Reproduce the listing word for word, leaving every picture behind.

→ Dataset content

[Start]

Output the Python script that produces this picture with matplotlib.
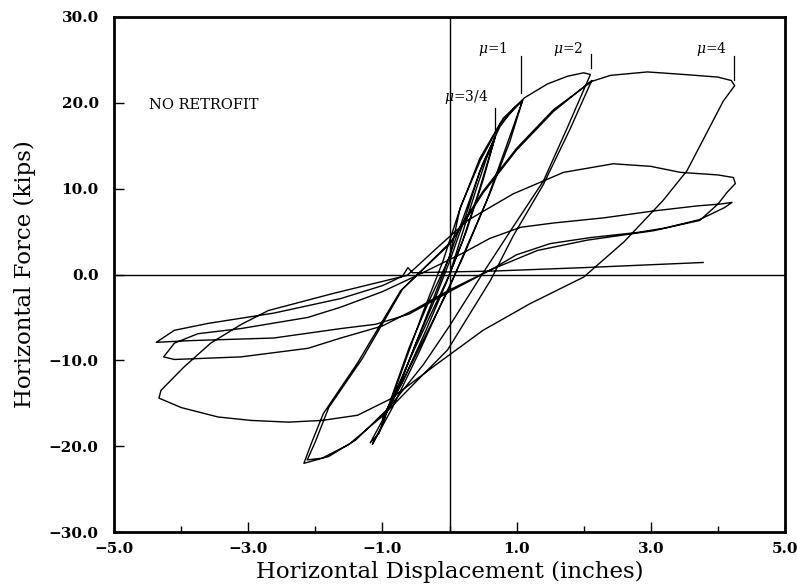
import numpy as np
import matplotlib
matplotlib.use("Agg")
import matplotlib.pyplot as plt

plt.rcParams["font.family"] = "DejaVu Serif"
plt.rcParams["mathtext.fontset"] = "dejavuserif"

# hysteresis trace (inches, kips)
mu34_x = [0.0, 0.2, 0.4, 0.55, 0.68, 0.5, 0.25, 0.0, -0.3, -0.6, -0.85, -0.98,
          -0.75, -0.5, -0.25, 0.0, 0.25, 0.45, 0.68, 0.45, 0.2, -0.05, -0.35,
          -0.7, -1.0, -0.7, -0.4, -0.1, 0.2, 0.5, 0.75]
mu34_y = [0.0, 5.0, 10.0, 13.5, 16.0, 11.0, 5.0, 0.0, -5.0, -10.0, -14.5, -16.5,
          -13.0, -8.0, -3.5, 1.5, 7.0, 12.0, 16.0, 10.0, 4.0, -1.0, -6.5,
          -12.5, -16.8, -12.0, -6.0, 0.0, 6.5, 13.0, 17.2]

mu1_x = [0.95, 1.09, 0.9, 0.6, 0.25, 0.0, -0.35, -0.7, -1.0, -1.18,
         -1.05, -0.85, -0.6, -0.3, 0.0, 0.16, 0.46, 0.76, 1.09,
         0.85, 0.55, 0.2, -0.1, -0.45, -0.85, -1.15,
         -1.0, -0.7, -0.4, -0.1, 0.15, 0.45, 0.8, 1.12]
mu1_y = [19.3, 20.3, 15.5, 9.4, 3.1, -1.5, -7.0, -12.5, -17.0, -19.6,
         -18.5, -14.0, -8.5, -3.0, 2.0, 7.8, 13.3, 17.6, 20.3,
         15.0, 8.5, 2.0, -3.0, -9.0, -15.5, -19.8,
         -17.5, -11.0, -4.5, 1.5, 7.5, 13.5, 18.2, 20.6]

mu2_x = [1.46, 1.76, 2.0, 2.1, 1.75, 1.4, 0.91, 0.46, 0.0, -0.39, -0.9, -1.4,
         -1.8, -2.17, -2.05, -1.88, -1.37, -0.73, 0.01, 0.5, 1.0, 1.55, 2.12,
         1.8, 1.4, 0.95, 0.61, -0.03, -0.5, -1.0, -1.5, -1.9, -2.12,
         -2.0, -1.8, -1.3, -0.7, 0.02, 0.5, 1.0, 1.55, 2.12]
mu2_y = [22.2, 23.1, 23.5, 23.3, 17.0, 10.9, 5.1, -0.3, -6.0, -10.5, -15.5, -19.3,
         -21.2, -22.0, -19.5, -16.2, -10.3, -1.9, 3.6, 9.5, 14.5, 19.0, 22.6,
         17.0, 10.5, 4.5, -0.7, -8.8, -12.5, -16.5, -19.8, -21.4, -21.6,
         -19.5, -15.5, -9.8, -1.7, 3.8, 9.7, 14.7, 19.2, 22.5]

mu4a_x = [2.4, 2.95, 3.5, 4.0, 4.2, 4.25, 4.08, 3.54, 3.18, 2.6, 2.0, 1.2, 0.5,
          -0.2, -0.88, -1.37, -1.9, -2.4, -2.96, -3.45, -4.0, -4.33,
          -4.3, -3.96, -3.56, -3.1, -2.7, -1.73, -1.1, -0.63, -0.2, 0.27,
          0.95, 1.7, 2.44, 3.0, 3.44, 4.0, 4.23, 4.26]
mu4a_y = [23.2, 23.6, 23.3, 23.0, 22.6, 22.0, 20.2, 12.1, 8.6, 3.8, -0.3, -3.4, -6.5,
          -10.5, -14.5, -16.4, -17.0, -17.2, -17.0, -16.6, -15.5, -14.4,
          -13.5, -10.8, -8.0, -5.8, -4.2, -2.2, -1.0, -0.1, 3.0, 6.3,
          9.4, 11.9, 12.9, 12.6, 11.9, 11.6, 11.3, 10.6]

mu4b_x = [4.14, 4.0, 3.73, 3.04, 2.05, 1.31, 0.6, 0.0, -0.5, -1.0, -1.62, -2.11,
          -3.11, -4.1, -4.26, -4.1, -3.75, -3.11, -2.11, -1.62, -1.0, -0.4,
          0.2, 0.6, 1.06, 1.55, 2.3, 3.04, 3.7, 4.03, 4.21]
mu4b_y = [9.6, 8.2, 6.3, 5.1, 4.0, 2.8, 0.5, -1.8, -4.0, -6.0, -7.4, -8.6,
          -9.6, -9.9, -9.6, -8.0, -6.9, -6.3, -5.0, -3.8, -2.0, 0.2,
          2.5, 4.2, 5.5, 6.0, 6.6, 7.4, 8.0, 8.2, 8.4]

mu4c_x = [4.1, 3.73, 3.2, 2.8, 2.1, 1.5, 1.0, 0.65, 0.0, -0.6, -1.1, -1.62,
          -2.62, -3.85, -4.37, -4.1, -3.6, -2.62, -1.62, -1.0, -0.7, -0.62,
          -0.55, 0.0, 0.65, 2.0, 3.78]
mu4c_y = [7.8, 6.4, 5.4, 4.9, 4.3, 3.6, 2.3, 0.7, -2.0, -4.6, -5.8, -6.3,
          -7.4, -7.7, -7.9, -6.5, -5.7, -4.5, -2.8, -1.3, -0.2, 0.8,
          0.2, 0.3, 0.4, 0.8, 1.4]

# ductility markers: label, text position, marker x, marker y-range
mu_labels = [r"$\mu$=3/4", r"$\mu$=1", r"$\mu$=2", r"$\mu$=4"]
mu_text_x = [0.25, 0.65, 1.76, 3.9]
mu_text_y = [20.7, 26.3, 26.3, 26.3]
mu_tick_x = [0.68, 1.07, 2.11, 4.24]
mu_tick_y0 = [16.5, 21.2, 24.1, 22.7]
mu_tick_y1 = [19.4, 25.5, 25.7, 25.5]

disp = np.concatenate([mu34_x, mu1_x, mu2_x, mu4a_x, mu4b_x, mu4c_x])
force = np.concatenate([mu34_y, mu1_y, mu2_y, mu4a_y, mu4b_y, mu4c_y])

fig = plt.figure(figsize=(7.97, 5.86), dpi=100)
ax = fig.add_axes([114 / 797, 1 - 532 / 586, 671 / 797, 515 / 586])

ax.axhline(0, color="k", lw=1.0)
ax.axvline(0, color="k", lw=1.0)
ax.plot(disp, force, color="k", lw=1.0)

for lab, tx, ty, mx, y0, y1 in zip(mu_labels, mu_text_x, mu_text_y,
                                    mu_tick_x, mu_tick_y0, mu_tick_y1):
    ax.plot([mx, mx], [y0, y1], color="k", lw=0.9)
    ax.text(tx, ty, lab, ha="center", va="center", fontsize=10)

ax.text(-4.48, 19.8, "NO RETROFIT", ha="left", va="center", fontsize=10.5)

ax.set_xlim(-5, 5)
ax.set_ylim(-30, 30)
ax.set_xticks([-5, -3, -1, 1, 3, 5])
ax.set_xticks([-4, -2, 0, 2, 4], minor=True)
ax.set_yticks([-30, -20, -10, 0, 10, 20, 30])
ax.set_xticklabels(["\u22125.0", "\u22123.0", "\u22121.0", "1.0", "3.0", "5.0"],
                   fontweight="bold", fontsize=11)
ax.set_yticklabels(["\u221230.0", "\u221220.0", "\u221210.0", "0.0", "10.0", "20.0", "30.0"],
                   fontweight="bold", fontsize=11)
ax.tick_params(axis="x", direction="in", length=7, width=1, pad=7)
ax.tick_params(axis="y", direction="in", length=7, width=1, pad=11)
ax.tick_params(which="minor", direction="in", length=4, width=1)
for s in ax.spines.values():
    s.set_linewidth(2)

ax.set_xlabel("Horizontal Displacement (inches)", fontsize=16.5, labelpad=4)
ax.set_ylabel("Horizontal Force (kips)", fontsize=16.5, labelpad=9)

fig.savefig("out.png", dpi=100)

[End]

→ Result
Output the Python script that produces this picture with matplotlib.
import numpy as np
import matplotlib
matplotlib.use("Agg")
import matplotlib.pyplot as plt

plt.rcParams["font.family"] = "DejaVu Serif"
plt.rcParams["mathtext.fontset"] = "dejavuserif"

# hysteresis trace (inches, kips)
mu34_x = [0.0, 0.2, 0.4, 0.55, 0.68, 0.5, 0.25, 0.0, -0.3, -0.6, -0.85, -0.98,
          -0.75, -0.5, -0.25, 0.0, 0.25, 0.45, 0.68, 0.45, 0.2, -0.05, -0.35,
          -0.7, -1.0, -0.7, -0.4, -0.1, 0.2, 0.5, 0.75]
mu34_y = [0.0, 5.0, 10.0, 13.5, 16.0, 11.0, 5.0, 0.0, -5.0, -10.0, -14.5, -16.5,
          -13.0, -8.0, -3.5, 1.5, 7.0, 12.0, 16.0, 10.0, 4.0, -1.0, -6.5,
          -12.5, -16.8, -12.0, -6.0, 0.0, 6.5, 13.0, 17.2]

mu1_x = [0.95, 1.09, 0.9, 0.6, 0.25, 0.0, -0.35, -0.7, -1.0, -1.18,
         -1.05, -0.85, -0.6, -0.3, 0.0, 0.16, 0.46, 0.76, 1.09,
         0.85, 0.55, 0.2, -0.1, -0.45, -0.85, -1.15,
         -1.0, -0.7, -0.4, -0.1, 0.15, 0.45, 0.8, 1.12]
mu1_y = [19.3, 20.3, 15.5, 9.4, 3.1, -1.5, -7.0, -12.5, -17.0, -19.6,
         -18.5, -14.0, -8.5, -3.0, 2.0, 7.8, 13.3, 17.6, 20.3,
         15.0, 8.5, 2.0, -3.0, -9.0, -15.5, -19.8,
         -17.5, -11.0, -4.5, 1.5, 7.5, 13.5, 18.2, 20.6]

mu2_x = [1.46, 1.76, 2.0, 2.1, 1.75, 1.4, 0.91, 0.46, 0.0, -0.39, -0.9, -1.4,
         -1.8, -2.17, -2.05, -1.88, -1.37, -0.73, 0.01, 0.5, 1.0, 1.55, 2.12,
         1.8, 1.4, 0.95, 0.61, -0.03, -0.5, -1.0, -1.5, -1.9, -2.12,
         -2.0, -1.8, -1.3, -0.7, 0.02, 0.5, 1.0, 1.55, 2.12]
mu2_y = [22.2, 23.1, 23.5, 23.3, 17.0, 10.9, 5.1, -0.3, -6.0, -10.5, -15.5, -19.3,
         -21.2, -22.0, -19.5, -16.2, -10.3, -1.9, 3.6, 9.5, 14.5, 19.0, 22.6,
         17.0, 10.5, 4.5, -0.7, -8.8, -12.5, -16.5, -19.8, -21.4, -21.6,
         -19.5, -15.5, -9.8, -1.7, 3.8, 9.7, 14.7, 19.2, 22.5]

mu4a_x = [2.4, 2.95, 3.5, 4.0, 4.2, 4.25, 4.08, 3.54, 3.18, 2.6, 2.0, 1.2, 0.5,
          -0.2, -0.88, -1.37, -1.9, -2.4, -2.96, -3.45, -4.0, -4.33,
          -4.3, -3.96, -3.56, -3.1, -2.7, -1.73, -1.1, -0.63, -0.2, 0.27,
          0.95, 1.7, 2.44, 3.0, 3.44, 4.0, 4.23, 4.26]
mu4a_y = [23.2, 23.6, 23.3, 23.0, 22.6, 22.0, 20.2, 12.1, 8.6, 3.8, -0.3, -3.4, -6.5,
          -10.5, -14.5, -16.4, -17.0, -17.2, -17.0, -16.6, -15.5, -14.4,
          -13.5, -10.8, -8.0, -5.8, -4.2, -2.2, -1.0, -0.1, 3.0, 6.3,
          9.4, 11.9, 12.9, 12.6, 11.9, 11.6, 11.3, 10.6]

mu4b_x = [4.14, 4.0, 3.73, 3.04, 2.05, 1.31, 0.6, 0.0, -0.5, -1.0, -1.62, -2.11,
          -3.11, -4.1, -4.26, -4.1, -3.75, -3.11, -2.11, -1.62, -1.0, -0.4,
          0.2, 0.6, 1.06, 1.55, 2.3, 3.04, 3.7, 4.03, 4.21]
mu4b_y = [9.6, 8.2, 6.3, 5.1, 4.0, 2.8, 0.5, -1.8, -4.0, -6.0, -7.4, -8.6,
          -9.6, -9.9, -9.6, -8.0, -6.9, -6.3, -5.0, -3.8, -2.0, 0.2,
          2.5, 4.2, 5.5, 6.0, 6.6, 7.4, 8.0, 8.2, 8.4]

mu4c_x = [4.1, 3.73, 3.2, 2.8, 2.1, 1.5, 1.0, 0.65, 0.0, -0.6, -1.1, -1.62,
          -2.62, -3.85, -4.37, -4.1, -3.6, -2.62, -1.62, -1.0, -0.7, -0.62,
          -0.55, 0.0, 0.65, 2.0, 3.78]
mu4c_y = [7.8, 6.4, 5.4, 4.9, 4.3, 3.6, 2.3, 0.7, -2.0, -4.6, -5.8, -6.3,
          -7.4, -7.7, -7.9, -6.5, -5.7, -4.5, -2.8, -1.3, -0.2, 0.8,
          0.2, 0.3, 0.4, 0.8, 1.4]

# ductility markers: label, text position, marker x, marker y-range
mu_labels = [r"$\mu$=3/4", r"$\mu$=1", r"$\mu$=2", r"$\mu$=4"]
mu_text_x = [0.25, 0.65, 1.76, 3.9]
mu_text_y = [20.7, 26.3, 26.3, 26.3]
mu_tick_x = [0.68, 1.07, 2.11, 4.24]
mu_tick_y0 = [16.5, 21.2, 24.1, 22.7]
mu_tick_y1 = [19.4, 25.5, 25.7, 25.5]

disp = np.concatenate([mu34_x, mu1_x, mu2_x, mu4a_x, mu4b_x, mu4c_x])
force = np.concatenate([mu34_y, mu1_y, mu2_y, mu4a_y, mu4b_y, mu4c_y])

fig = plt.figure(figsize=(7.97, 5.86), dpi=100)
ax = fig.add_axes([114 / 797, 1 - 532 / 586, 671 / 797, 515 / 586])

ax.axhline(0, color="k", lw=1.0)
ax.axvline(0, color="k", lw=1.0)
ax.plot(disp, force, color="k", lw=1.0)

for lab, tx, ty, mx, y0, y1 in zip(mu_labels, mu_text_x, mu_text_y,
                                    mu_tick_x, mu_tick_y0, mu_tick_y1):
    ax.plot([mx, mx], [y0, y1], color="k", lw=0.9)
    ax.text(tx, ty, lab, ha="center", va="center", fontsize=10)

ax.text(-4.48, 19.8, "NO RETROFIT", ha="left", va="center", fontsize=10.5)

ax.set_xlim(-5, 5)
ax.set_ylim(-30, 30)
ax.set_xticks([-5, -3, -1, 1, 3, 5])
ax.set_xticks([-4, -2, 0, 2, 4], minor=True)
ax.set_yticks([-30, -20, -10, 0, 10, 20, 30])
ax.set_xticklabels(["\u22125.0", "\u22123.0", "\u22121.0", "1.0", "3.0", "5.0"],
                   fontweight="bold", fontsize=11)
ax.set_yticklabels(["\u221230.0", "\u221220.0", "\u221210.0", "0.0", "10.0", "20.0", "30.0"],
                   fontweight="bold", fontsize=11)
ax.tick_params(axis="x", direction="in", length=7, width=1, pad=7)
ax.tick_params(axis="y", direction="in", length=7, width=1, pad=11)
ax.tick_params(which="minor", direction="in", length=4, width=1)
for s in ax.spines.values():
    s.set_linewidth(2)

ax.set_xlabel("Horizontal Displacement (inches)", fontsize=16.5, labelpad=4)
ax.set_ylabel("Horizontal Force (kips)", fontsize=16.5, labelpad=9)

fig.savefig("out.png", dpi=100)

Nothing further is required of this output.